See, stock brokers participate in a strategy known as an incremental attack on your wallet. They first claim that their fees are low. “Just 1%” is all they ask. It doesn’t sound like much.
Retirement tax
What they then fail to disclose — and under current rules are not required to disclose — is that the mutual funds they buy on your behalf cost, in the aggregate, another 1% or more. Then there are loads, commissions and other fees tacked on through the year. Pretty soon, it’s big money. Who wouldn’t want to keep that quiet?
Once people find out how much they pay for real, trust is broken. Too often, that’s only after years of such quiet abuse. They show up at our doorstep angry and upset. “Brokerage refugees” we call them.
The rules on broker disclosure haven’t been updated since 1975, in large part because the goliaths of Wall Street have fought hard to enforce the status quo and continue to charge their hidden retirement tax. The money they manage in retirement plans adds up to $14 trillion, an amazing stream of cash if you can manage to nick it for 2% a year.

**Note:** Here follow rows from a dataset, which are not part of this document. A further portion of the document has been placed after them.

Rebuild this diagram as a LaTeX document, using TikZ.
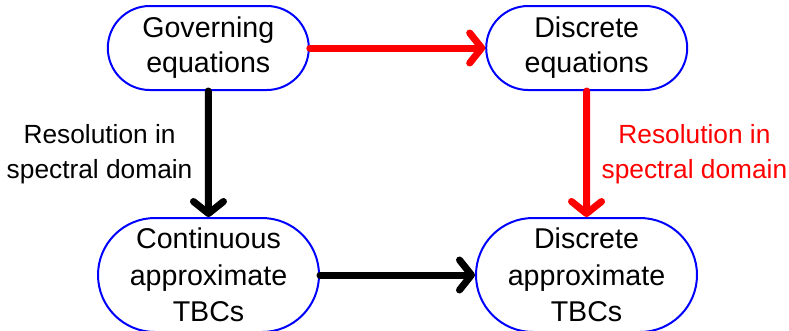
\documentclass[tikz,border=0pt]{standalone}
\usepackage{fontspec}
\setmainfont{Liberation Sans}
\usetikzlibrary{arrows.meta}
\definecolor{boxblue}{RGB}{0,0,255}
\definecolor{flowred}{RGB}{255,0,0}
\tikzset{
  topbox/.style={draw=boxblue, line width=2pt, fill=white, rounded corners=42pt,
    minimum width=201pt, minimum height=84pt, inner sep=0pt, align=center,
    font=\fontsize{28.6}{35}\selectfont},
  botbox/.style={draw=boxblue, line width=2pt, fill=white, rounded corners=57pt,
    minimum width=221pt, minimum height=114pt, inner sep=0pt, align=center,
    font=\fontsize{28.6}{36.5}\selectfont},
  flow/.style={line width=7pt, line cap=round,
    -{Straight Barb[length=12pt,width=30pt,round]}},
  lab/.style={inner sep=0pt, align=center, font=\fontsize{26.3}{35}\selectfont}
}
\begin{document}
\begin{tikzpicture}[x=1pt,y=-1pt]
\useasboundingbox (0,0) rectangle (789,330);
\node[topbox] (ge) at (208.3,48) {Governing\\equations};
\node[topbox] (de) at (586.7,48) {Discrete\\equations};
\node[botbox] (ca) at (208.5,275) {Continuous\\approximate\\TBCs};
\node[botbox] (da) at (586.5,275) {Discrete\\approximate\\TBCs};
\draw[flow, flowred] (ge.east) -- (de.west);
\draw[flow, black] (ca.east) -- (da.west);
\draw[flow, black] (ge.south) -- (ca.north)
  node[lab, midway, left, xshift=-12.5pt] (l1) {Resolution in\\spectral domain};
\draw[flow, flowred] (de.south) -- (da.north)
  node[lab, midway, right, xshift=11.5pt, text=flowred] (l2) {Resolution in\\spectral domain};
\end{tikzpicture}
\end{document}
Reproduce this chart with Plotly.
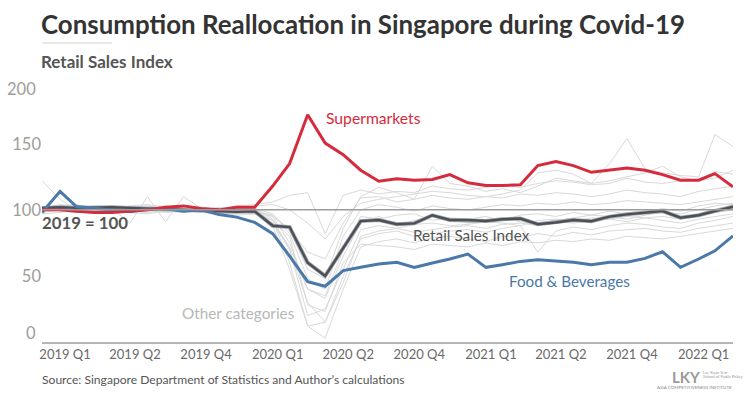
import plotly.graph_objects as go
import pandas as pd

# ---------------- data ----------------
months = pd.date_range("2019-01-01", "2022-04-01", freq="MS")

supermarkets = [100, 100, 99, 98, 98, 99, 100, 102, 103, 101, 100, 102, 102,
                118, 135, 172, 150.5, 141.7, 130, 121.7, 123.5, 122.4, 123, 126.7,
                120.5, 118.5, 118.4, 119, 133.5, 136.5, 133.5, 128.4, 130, 131.7,
                130, 126.7, 122.4, 122.4, 127.4, 117.4]

retail_index = [101.5, 102, 101.5, 102, 102, 101.5, 101, 100.5, 100, 99, 98.5, 98.5, 99,
                88, 87, 60, 50, 71.5, 91.5, 92.3, 89.1, 89.8, 95.9, 92.3,
                92.3, 91.6, 92.9, 93.4, 89.1, 90.4, 92.3, 91.4, 94.9, 96.6,
                97.9, 99.1, 94.1, 95.9, 99.1, 102.4]

food_bev = [98, 114, 102.5, 101, 100, 98.5, 100.5, 101, 99, 100, 96.5, 94.5, 90.5,
            82, 65, 45.7, 42.2, 54, 56.5, 59, 60.3, 56.5, 59.8, 62.8,
            66.5, 56.5, 58.5, 61, 62.3, 61.5, 60.3, 58.5, 60.3, 60.3,
            63.3, 68.3, 56.5, 62.8, 69, 80.3]

other_categories = [
    [122, 108, 100, 101, 103, 102, 100, 99, 101, 102, 100, 99, 98, 90, 70, 30, 15, 45, 80, 84,
     86, 83, 85, 87, 88, 86, 89, 90, 88, 91, 90, 92, 93, 91, 94, 95, 93, 96, 98, 100],
    [100, 102, 103, 101, 100, 101, 99, 101, 102, 100, 101, 103, 104, 106, 111, 113, 82, 111, 115, 112,
     114, 113, 118, 116, 115, 117, 119, 117, 120, 122, 121, 119, 120, 124, 121, 120, 122, 123, 129, 127],
    [101, 104, 103, 101, 100, 99, 98, 100, 101, 100, 99, 98, 99, 96, 85, 55, 48, 86, 110, 117,
     113, 108, 133, 120, 118, 114, 116, 113, 118, 124, 122, 120, 135, 154, 131, 128, 126, 125, 157, 148],
    [99, 103, 104, 102, 101, 90, 110, 91, 110, 101, 98, 96, 97, 90, 72, 40, 35, 70, 95, 93,
     96, 97, 92, 94, 93, 95, 92, 96, 97, 95, 98, 96, 99, 97, 98, 101, 99, 103, 105, 104],
    [98, 100, 99, 100, 102, 101, 100, 98, 99, 100, 101, 100, 99, 92, 60, 12, 3, 40, 72, 76,
     78, 75, 79, 80, 78, 76, 80, 79, 82, 80, 83, 81, 84, 85, 86, 84, 83, 86, 88, 90],
    [100, 99, 98, 99, 101, 102, 103, 101, 99, 98, 97, 98, 100, 88, 55, 12, 15, 50, 78, 82,
     84, 80, 82, 84, 85, 83, 86, 88, 68, 84, 87, 85, 88, 90, 89, 87, 86, 90, 92, 95],
    [101, 100, 101, 103, 102, 100, 99, 100, 100, 99, 100, 101, 101, 93, 70, 20, 25, 55, 85, 88,
     86, 89, 90, 88, 89, 91, 90, 88, 92, 93, 91, 94, 93, 95, 94, 92, 90, 93, 95, 97],
    [97, 98, 100, 99, 98, 99, 101, 102, 100, 101, 99, 100, 98, 95, 75, 40, 33, 65, 90, 95,
     88, 92, 95, 93, 90, 92, 94, 91, 90, 92, 94, 96, 95, 93, 96, 98, 97, 100, 103, 105],
    [102, 101, 100, 98, 99, 100, 102, 103, 101, 100, 102, 101, 100, 95, 85, 68, 63, 90, 109, 110,
     106, 108, 111, 109, 108, 110, 109, 112, 111, 113, 112, 110, 112, 115, 113, 112, 110, 114, 116, 118],
    [99, 101, 102, 100, 99, 98, 97, 99, 100, 101, 100, 99, 97, 92, 80, 28, 23, 60, 74, 73,
     72, 70, 74, 73, 72, 75, 73, 76, 75, 77, 76, 78, 77, 80, 79, 78, 80, 82, 84, 86],
    [100, 100, 99, 101, 100, 103, 104, 102, 100, 99, 98, 99, 101, 97, 82, 48, 40, 80, 100, 104,
     102, 99, 103, 101, 100, 102, 104, 103, 105, 104, 106, 104, 105, 107, 106, 105, 104, 106, 108, 110],
    [100, 101, 100, 99, 100, 101, 100, 99, 98, 100, 101, 102, 103, 104, 100, 90, 78, 95, 105, 108,
     110, 112, 114, 113, 111, 110, 112, 115, 128, 130, 127, 120, 122, 125, 128, 133, 125, 122, 124, 130],
]

base_value = 100
y_ticks = [0, 50, 100, 150, 200]
x_tick_dates = ["2019-02-01", "2019-06-01", "2019-10-01", "2020-02-01", "2020-06-01",
                "2020-10-01", "2021-02-01", "2021-06-01", "2021-10-01", "2022-02-01"]
x_tick_labels = ["2019 Q1", "2019 Q2", "2019 Q4", "2020 Q1", "2020 Q2",
                 "2020 Q4", "2021 Q1", "2021 Q2", "2021 Q4", "2022 Q1"]

# ---------------- layout geometry ----------------
W, H = 749, 394
L, R, T, B = 40, 16, 83, 52
PW, PH = W - L - R, H - T - B
FONT = "Lato"


def px(xp):
    return (xp - L) / PW


def py(yp):
    return (H - B - yp) / PH


RED = "#d52b3c"
BLUE = "#4a78a8"
DARK = "#4b5058"
GRAY = "#d9d9d9"
TICK = "#a09c98"

fig = go.Figure()

for series in other_categories:
    fig.add_trace(go.Scatter(x=months, y=series, mode="lines",
                             line=dict(color=GRAY, width=1), hoverinfo="skip",
                             showlegend=False))

fig.add_hline(y=base_value, line=dict(color="#9b9b9b", width=1.5), layer="above")

fig.add_trace(go.Scatter(x=months, y=retail_index, mode="lines",
                         line=dict(color="#a3a7ad", width=4), showlegend=False,
                         hoverinfo="skip"))
fig.add_trace(go.Scatter(x=months, y=retail_index, mode="lines",
                         line=dict(color=DARK, width=2.4), showlegend=False))
fig.add_trace(go.Scatter(x=months, y=food_bev, mode="lines",
                         line=dict(color=BLUE, width=3), showlegend=False))
fig.add_trace(go.Scatter(x=months, y=supermarkets, mode="lines",
                         line=dict(color=RED, width=3), showlegend=False))

ann = []


def text(xp, yp, s, size, color, xanchor="left", bold=False, yanchor="middle"):
    ann.append(dict(xref="paper", yref="paper", x=px(xp), y=py(yp), text=(f"<b>{s}</b>" if bold else s),
                    showarrow=False, xanchor=xanchor, yanchor=yanchor, borderpad=0,
                    font=dict(family=FONT, size=size, color=color)))


text(38, 24, "Consumption Reallocation in Singapore during Covid-19", 25.9, "#333333", bold=True)
text(38, 62, "Retail Sales Index", 17, "#555555", bold=True)
text(324, 118, "Supermarkets", 15.7, RED)
text(411, 235, "Retail Sales Index", 15.3, "#555555")
text(507, 281, "Food & Beverages", 15.2, BLUE)
text(179, 313, "Other categories", 15.3, "#b8b8b8")
text(39, 222, "2019 = 100", 16.8, "#555555", bold=True)
text(39, 379, "Source: Singapore Department of Statistics and Author\u2019s calculations", 12.1, "#555555")

# y tick labels at the pane edges (shifted inside the pane, as in the original)
ann.append(dict(xref="paper", yref="paper", x=px(35), y=0, yshift=-2, text=str(y_ticks[0]),
                showarrow=False, xanchor="right", yanchor="bottom", borderpad=0,
                font=dict(family=FONT, size=16.5, color=TICK)))
ann.append(dict(xref="paper", yref="paper", x=px(35), y=1, yshift=5, text=str(y_ticks[-1]),
                showarrow=False, xanchor="right", yanchor="top", borderpad=0,
                font=dict(family=FONT, size=16.5, color=TICK)))

# logo
text(671, 377, "LKY", 15, "#9a9a9a", bold=True)
text(702, 372, "Lee Kuan Yew", 4, "#999999")
text(702, 376, "School of Public Policy", 4, "#999999")
text(656, 387, "ASIA COMPETITIVENESS INSTITUTE", 4.5, "#888888")

shapes = [
    dict(type="rect", xref="paper", yref="paper", x0=px(656), x1=px(669), y0=py(381), y1=py(370),
         fillcolor="#7e2a28", line=dict(width=0)),
    dict(type="line", xref="paper", yref="paper", x0=px(40), x1=px(110), y0=py(43), y1=py(43),
         line=dict(color="#e8e8e8", width=2)),
]

fig.update_layout(
    width=W, height=H,
    margin=dict(l=L, r=R, t=T, b=B),
    paper_bgcolor="white", plot_bgcolor="white",
    annotations=ann, shapes=shapes,
    showlegend=False,
    hovermode=False,
    xaxis=dict(range=[months[0], months[-1]], showgrid=False, zeroline=False,
               showline=True, linecolor="#b5b5b5", linewidth=1.5,
               tickmode="array", tickvals=x_tick_dates, ticktext=x_tick_labels,
               ticklabelshift=5, ticks="",
               tickfont=dict(family=FONT, size=13, color="#6a6a6a")),
    yaxis=dict(range=[0, 196], showgrid=False, zeroline=False, showline=False,
               tickmode="array", tickvals=y_ticks[1:-1], ticktext=[str(v) for v in y_ticks[1:-1]],
               ticks="", tickfont=dict(family=FONT, size=16.5, color=TICK)),
)

fig.write_html("out.html", config={"displayModeBar": False},
               post_script="document.body.style.margin='0';")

A slew of campaign-style television ads is about to overwhelm the airwaves in an attempt to make the case that Washington wants to complicate your retirement.
Like with most TV attack ads, the truth is actually the polar opposite. The people paying for that expensive airtime need to keep their hidden retirement tax flowing, so they’re spending big and lobbying hard to push off regulators one more time.
Where’d they get all the money for TV ads? You get one guess.